The party conference caravans have ridden off into the distance. After the gatherings in Manchester, Birmingham and Glasgow, MRW cannot bring you exciting news of how the main parties will deal with waste and resources because there was barely a whisper.

This must underline what we have already been told by Defra: that much of the hard work towards a circular economy - or at least a more resource-efficient one - may well have to be done in-house by the waste sector itself and interested waste producers.

It was in that vein of needing to keep up the message that the Environmental Services Association (ESA) joined sister organisations across Europe in Brussels on Tuesday evening for the launch of a strategy paper, Driving the Circular Economy.

ESA chairman David Palmer-Jones sees the document as setting a vision of how the resource management industry can play its part in the wider EU economy until 2020. Palmer-Jones doubles up as president of the European Federation of Waste Management Environmental Services (Fead), which has produced the paper.

There is a lot of common sense within it, including the need to work on the partnerships between waste producers and managers that strengthen recyclability in product design and manufacture, as well as calling for greater coherence in policy making.

Fead is taking an European view, but how ready is the EU itself to build on the positive efforts of outgoing environment commissioner Janez Potocnik?
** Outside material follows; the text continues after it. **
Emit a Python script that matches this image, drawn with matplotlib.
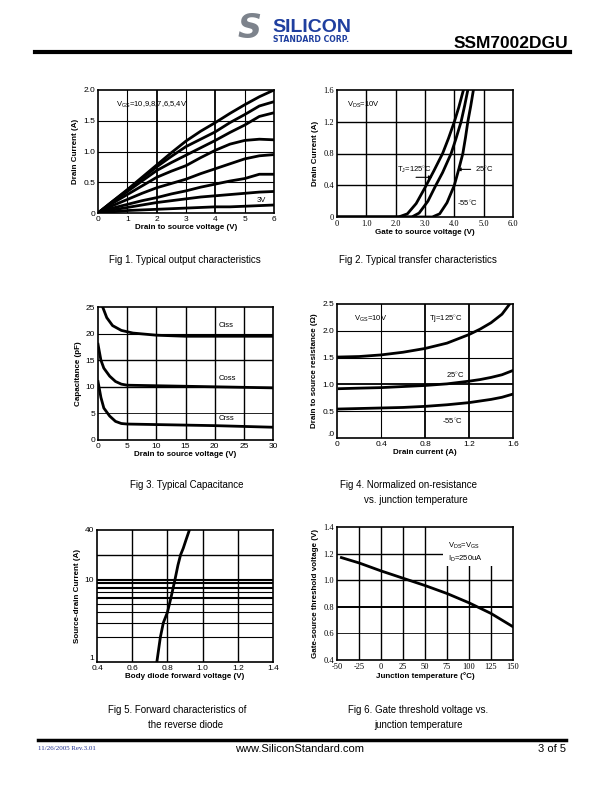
import matplotlib
matplotlib.use("Agg")
import matplotlib.pyplot as plt
import matplotlib.patches as patches

plt.rcParams['font.family'] = ['Liberation Sans', 'DejaVu Sans']
plt.rcParams['mathtext.fontset'] = 'custom'
plt.rcParams['mathtext.rm'] = 'Liberation Sans'
plt.rcParams['mathtext.it'] = 'Liberation Sans'
plt.rcParams['axes.unicode_minus'] = False

# Fig 1 - output characteristics
vds1 = [0, 0.5, 1, 1.5, 2, 2.5, 3, 3.5, 4, 4.5, 5, 5.5, 6]
id_10v = [0, 0.19, 0.38, 0.58, 0.78, 0.98, 1.17, 1.33, 1.47, 1.62, 1.76, 1.89, 2.0]
id_9v = [0, 0.19, 0.37, 0.56, 0.75, 0.92, 1.08, 1.20, 1.32, 1.47, 1.60, 1.74, 1.81]
id_8v = [0, 0.18, 0.35, 0.52, 0.69, 0.82, 0.94, 1.06, 1.18, 1.31, 1.43, 1.57, 1.63]
id_7v = [0, 0.16, 0.30, 0.44, 0.58, 0.68, 0.77, 0.90, 1.02, 1.12, 1.18, 1.20, 1.19]
id_6v = [0, 0.12, 0.22, 0.32, 0.41, 0.48, 0.55, 0.64, 0.72, 0.80, 0.88, 0.93, 0.95]
id_5v = [0, 0.08, 0.14, 0.20, 0.25, 0.31, 0.36, 0.42, 0.47, 0.52, 0.56, 0.63, 0.63]
id_4v = [0, 0.05, 0.09, 0.13, 0.17, 0.20, 0.23, 0.26, 0.28, 0.30, 0.32, 0.34, 0.35]
id_3v = [0, 0.02, 0.04, 0.05, 0.06, 0.07, 0.08, 0.09, 0.10, 0.10, 0.11, 0.12, 0.13]

# Fig 2 - transfer characteristics
vgs_125 = [0, 2.1, 2.4, 2.7, 3.0, 3.3, 3.6, 3.8, 4.0, 4.15, 4.31]
id_125 = [0, 0, 0.04, 0.17, 0.37, 0.58, 0.80, 0.99, 1.2, 1.38, 1.6]
vgs_25 = [0, 2.55, 2.8, 3.1, 3.37, 3.6, 3.89, 4.05, 4.23, 4.35, 4.46]
id_25 = [0, 0, 0.05, 0.2, 0.4, 0.56, 0.8, 0.98, 1.2, 1.4, 1.6]
vgs_m55 = [0, 3.25, 3.5, 3.75, 4.0, 4.15, 4.29, 4.38, 4.46, 4.56, 4.65]
id_m55 = [0, 0, 0.04, 0.18, 0.4, 0.6, 0.8, 1.0, 1.2, 1.4, 1.6]

# Fig 3 - capacitance
vds_ciss = [0.8, 1.5, 2.5, 4, 6, 10, 15, 20, 30]
ciss = [25, 23, 21.5, 20.6, 20.1, 19.7, 19.5, 19.5, 19.5]
vds_coss = [0, 0.5, 1, 2, 3, 4, 5, 10, 20, 30]
coss = [18, 15, 13.5, 12, 11, 10.5, 10.3, 10.2, 10.0, 9.8]
vds_crss = [0, 0.5, 1, 2, 3, 4, 5, 10, 20, 30]
crss = [11, 8, 6, 4.5, 3.5, 3.1, 3.0, 2.9, 2.7, 2.4]

# Fig 4 - on-resistance
id4 = [0, 0.2, 0.4, 0.6, 0.8, 1.0, 1.2, 1.3, 1.4, 1.5, 1.57]
rds_125 = [1.51, 1.52, 1.55, 1.60, 1.67, 1.77, 1.93, 2.03, 2.15, 2.31, 2.5]
id4b = [0.02, 0.2, 0.4, 0.6, 0.8, 1.0, 1.2, 1.3, 1.4, 1.5, 1.6]
rds_25 = [0.92, 0.93, 0.94, 0.96, 0.98, 1.01, 1.06, 1.09, 1.13, 1.18, 1.26]
id4c = [0, 0.2, 0.4, 0.6, 0.8, 1.0, 1.2, 1.3, 1.4, 1.5, 1.6]
rds_m55 = [0.54, 0.55, 0.56, 0.57, 0.59, 0.62, 0.66, 0.69, 0.72, 0.76, 0.82]

# Fig 5 - body diode
vsd = [0.74, 0.76, 0.777, 0.80, 0.82, 0.843, 0.86, 0.875, 0.89, 0.905, 0.925]
isd = [1, 2, 3, 4, 6, 10, 15, 20, 24, 30, 40]

# Fig 6 - threshold voltage
tj = [-45, -25, 0, 25, 50, 75, 100, 125, 150]
vth = [1.17, 1.13, 1.07, 1.015, 0.96, 0.90, 0.83, 0.75, 0.65]

W, H = 612, 792
fig = plt.figure(figsize=(6.12, 7.92), dpi=100)


def add_ax(x0, y0, x1, y1):
    return fig.add_axes([x0 / W, 1 - y1 / H, (x1 - x0) / W, (y1 - y0) / H])


def setup(ax, xlim, ylim, xticks, yticks, xlabel, ylabel, xtl=None, ytl=None, tfont='Liberation Sans'):
    ax.set_xlim(xlim)
    ax.set_ylim(ylim)
    ax.set_xticks(xticks)
    ax.set_yticks(yticks)
    if xtl is not None:
        ax.set_xticklabels(xtl)
    if ytl is not None:
        ax.set_yticklabels(ytl)
    ax.tick_params(length=0, pad=2, labelsize=6)
    for lab in ax.get_xticklabels() + ax.get_yticklabels():
        lab.set_family(tfont)
    ax.set_xlabel(xlabel, fontsize=5.8, fontweight='bold', labelpad=1)
    ax.set_ylabel(ylabel, fontsize=5.8, fontweight='bold', labelpad=3)
    for s in ax.spines.values():
        s.set_linewidth(1.2)


def grid(ax, xs, ys):
    for v, lw in xs:
        ax.axvline(v, color='black', lw=lw, zorder=1)
    for v, lw in ys:
        ax.axhline(v, color='black', lw=lw, zorder=1)


CW = 2.0

# ---- Fig 1
ax1 = add_ax(98, 90, 274, 213)
grid(ax1, [(1, 0.8), (2, 1.3), (3, 0.8), (4, 1.3), (5, 0.8)], [(0.5, 0.8), (1.0, 0.8), (1.5, 0.8)])
for c in [id_10v, id_9v, id_8v, id_7v, id_6v, id_5v, id_4v, id_3v]:
    ax1.plot(vds1, c, color='black', lw=CW, zorder=3)
ax1.text(0.6, 1.75, r'V$_{\mathrm{GS}}$=10,9,8,7,6,5,4V', fontsize=5.5, va='center')
ax1.text(5.4, 0.2, '3V', fontsize=5.5, va='center')
setup(ax1, (0, 6), (0, 2.0), range(7), [0, 0.5, 1.0, 1.5, 2.0], 'Drain to source voltage (V)',
      'Drain Current (A)', ytl=['0', '0.5', '1.0', '1.5', '2.0'])

# ---- Fig 2
ax2 = add_ax(337, 90, 513, 217)
grid(ax2, [(1, 1.0), (2, 1.0), (3, 1.0), (4, 1.0), (5, 1.0)], [(0.4, 1.0), (0.8, 1.0), (1.2, 1.0)])
for x, y in [(vgs_125, id_125), (vgs_25, id_25), (vgs_m55, id_m55)]:
    ax2.plot(x, y, color='black', lw=CW, zorder=3)
ax2.text(0.34, 1.41, r'V$_{\mathrm{DS}}$=10V', fontsize=5.5, va='center')
ax2.text(2.05, 0.6, r'T$_{\mathrm{J}}$=125$^{\circ}$C', fontsize=5.5, va='center')
ax2.annotate('', xy=(3.35, 0.5), xytext=(2.6, 0.5),
             arrowprops=dict(arrowstyle='-|>', color='black', lw=0.8, mutation_scale=5))
ax2.annotate('', xy=(4.0, 0.6), xytext=(4.65, 0.6),
             arrowprops=dict(arrowstyle='-|>', color='black', lw=0.8, mutation_scale=5))
ax2.text(4.7, 0.6, r'25$^{\circ}$C', fontsize=5.5, va='center')
ax2.text(4.1, 0.17, r'-55$^{\circ}$C', fontsize=5.5, va='center')
setup(ax2, (0, 6), (0, 1.6), range(7), [0, 0.4, 0.8, 1.2, 1.6], 'Gate to source voltage (V)',
      'Drain Current (A)', xtl=['0', '1.0', '2.0', '3.0', '4.0', '5.0', '6.0'],
      ytl=['0', '0.4', '0.8', '1.2', '1.6'], tfont='Liberation Serif')

# ---- Fig 3
ax3 = add_ax(98, 307, 273, 440)
grid(ax3, [(5, 1.0), (10, 1.0), (15, 1.0), (20, 1.0), (25, 1.0)],
     [(5, 0.6), (10, 1.0), (15, 1.0), (20, 0.8)])
ax3.plot(vds_ciss, ciss, color='black', lw=CW, zorder=3)
ax3.plot(vds_coss, coss, color='black', lw=CW, zorder=3)
ax3.plot(vds_crss, crss, color='black', lw=CW, zorder=3)
ax3.text(20.6, 21.6, 'Ciss', fontsize=5.5, va='center')
ax3.text(20.6, 11.6, 'Coss', fontsize=5.5, va='center')
ax3.text(20.6, 4.1, 'Crss', fontsize=5.5, va='center')
setup(ax3, (0, 30), (0, 25), range(0, 31, 5), range(0, 26, 5), 'Drain to source voltage (V)',
      'Capacitance (pF)')

# ---- Fig 4
ax4 = add_ax(337, 304, 513, 438)
grid(ax4, [(0.4, 0.8), (0.8, 1.3), (1.2, 1.3)], [(0.5, 0.8), (1.0, 1.3), (1.5, 0.8), (2.0, 0.8)])
ax4.plot(id4, rds_125, color='black', lw=CW, zorder=3)
ax4.plot(id4b, rds_25, color='black', lw=CW, zorder=3)
ax4.plot(id4c, rds_m55, color='black', lw=CW, zorder=3)
ax4.text(0.15, 2.22, r'V$_{\mathrm{GS}}$=10V', fontsize=5.5, va='center')
ax4.text(0.84, 2.22, r'Tj=125$^{\circ}$C', fontsize=5.5, va='center')
ax4.text(0.99, 1.18, r'25$^{\circ}$C', fontsize=5.5, va='center')
ax4.text(0.95, 0.31, r'-55$^{\circ}$C', fontsize=5.5, va='center')
setup(ax4, (0, 1.6), (0, 2.5), [0, 0.4, 0.8, 1.2, 1.6], [0, 0.5, 1.0, 1.5, 2.0, 2.5],
      'Drain current (A)', 'Drain to source resistance (\u03a9)',
      xtl=['0', '0.4', '0.8', '1.2', '1.6'],
      ytl=['.0', '0.5', '1.0', '1.5', '2.0', '2.5'])
ax4.get_yticklabels()[0].set_va('bottom')

# ---- Fig 5
ax5 = add_ax(97, 530, 273, 662)
ax5.set_yscale('log')
grid(ax5, [(0.6, 1.0), (0.8, 1.0), (1.0, 1.0), (1.2, 1.0)],
     [(2, 0.8), (3, 0.8), (4, 0.8), (5, 0.8), (6, 1.5), (7, 0.8), (8, 1.5), (9, 1.5),
      (10, 1.5), (20, 1.0)])
ax5.plot(vsd, isd, color='black', lw=CW, zorder=3)
setup(ax5, (0.4, 1.4), (1, 40), [0.4, 0.6, 0.8, 1.0, 1.2, 1.4], [1, 10, 40],
      'Body diode forward voltage (V)', 'Source-drain Current (A)',
      xtl=['0.4', '0.6', '0.8', '1.0', '1.2', '1.4'], ytl=['1', '10', '40'])
ax5.minorticks_off()
ax5.get_yticklabels()[0].set_va('bottom')

# ---- Fig 6
ax6 = add_ax(337, 527, 513, 660)
grid(ax6, [(v, 1.0) for v in [-25, 0, 25, 50, 75, 100, 125]],
     [(0.6, 0.6), (0.8, 1.4), (1.0, 1.0), (1.2, 1.0)])
ax6.add_patch(patches.Rectangle((70, 1.11), 80, 0.29, facecolor='white', edgecolor='none', zorder=2))
ax6.plot(tj, vth, color='black', lw=CW, zorder=3)
ax6.text(76, 1.26, r'V$_{\mathrm{DS}}$=V$_{\mathrm{GS}}$', fontsize=5.5, va='center', zorder=4)
ax6.text(76, 1.16, r'I$_{\mathrm{D}}$=250uA', fontsize=5.5, va='center', zorder=4)
setup(ax6, (-50, 150), (0.4, 1.4), range(-50, 151, 25), [0.4, 0.6, 0.8, 1.0, 1.2, 1.4],
      'Junction temperature (\u00b0C)', 'Gate-source threshold voltage (V)',
      ytl=['0.4', '0.6', '0.8', '1.0', '1.2', '1.4'], tfont='Liberation Serif')


# ---- captions
def ftext(x, y, s, **kw):
    fig.text(x / W, 1 - y / H, s, **kw)


cap = dict(fontsize=7, ha='center', va='center')
ftext(185, 260, 'Fig 1. Typical output characteristics', **cap)
ftext(418, 260, 'Fig 2. Typical transfer characteristics', **cap)
ftext(187, 485, 'Fig 3. Typical Capacitance', **cap)
ftext(409, 485, 'Fig 4. Normalized on-resistance', **cap)
ftext(416, 500, 'vs. junction temperature', **cap)
ftext(177, 710, 'Fig 5. Forward characteristics of', **cap)
ftext(186, 725, 'the reverse diode', **cap)
ftext(418, 710, 'Fig 6. Gate threshold voltage vs.', **cap)
ftext(419, 725, 'junction temperature', **cap)

# ---- header logo
ftext(249, 29, 'S', fontsize=24, fontweight='bold', style='italic', family='DejaVu Sans',
      color='#7d838c', ha='center', va='center')
ftext(272, 32, 'SILICON', fontsize=14, fontweight='bold', family='Liberation Sans',
      color='#1f3f9f', va='baseline')
ftext(273, 42, 'STANDARD CORP.', fontsize=5.6, fontweight='bold', family='DejaVu Sans',
      color='#1f3f9f', va='baseline')
ftext(568, 43, 'SSM7002DGU', fontsize=12.5, fontweight='bold', ha='right', va='center')
fig.add_artist(plt.Line2D([35 / W, 570 / W], [1 - 52 / H, 1 - 52 / H], color='black', lw=3))

# ---- footer
fig.add_artist(plt.Line2D([38 / W, 566 / W], [1 - 740 / H, 1 - 740 / H], color='black', lw=2.5))
ftext(38, 749, '11/26/2005 Rev.3.01', fontsize=5, family='Liberation Serif', color='#1f2f8f', va='center')
ftext(300, 749, 'www.SiliconStandard.com', fontsize=8, ha='center', va='center')
ftext(566, 749, '3 of 5', fontsize=8, ha='right', va='center')

fig.savefig('out.png', dpi=100)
Early communications from the next president-elect Jean-Claude Juncker were that the Brussels machine might not be as strong on Potocnik’s circular economy proposals and readier to listen to those for whom a circular economy is considered a burden on business.   

Those fears were not assuaged when Slovenia’s Alenka Bratušek (vice-president-designate for energy union) and Malta’s Karmenu Vella (environment, maritime affairs and fisheries commissioner-designate), were grilled by MEPs. Both were berated for lacklustre performances. As MRW went to press, it looked increasingly likely that Bratušek might not make the final cut - and that was how it turned out.

Many of the senior figures in the UK waste industry have helped to bring profound changes to the domestic sector. We hope their role in European forums such as Fead will not be hindered by a change of wind direction in Brussels.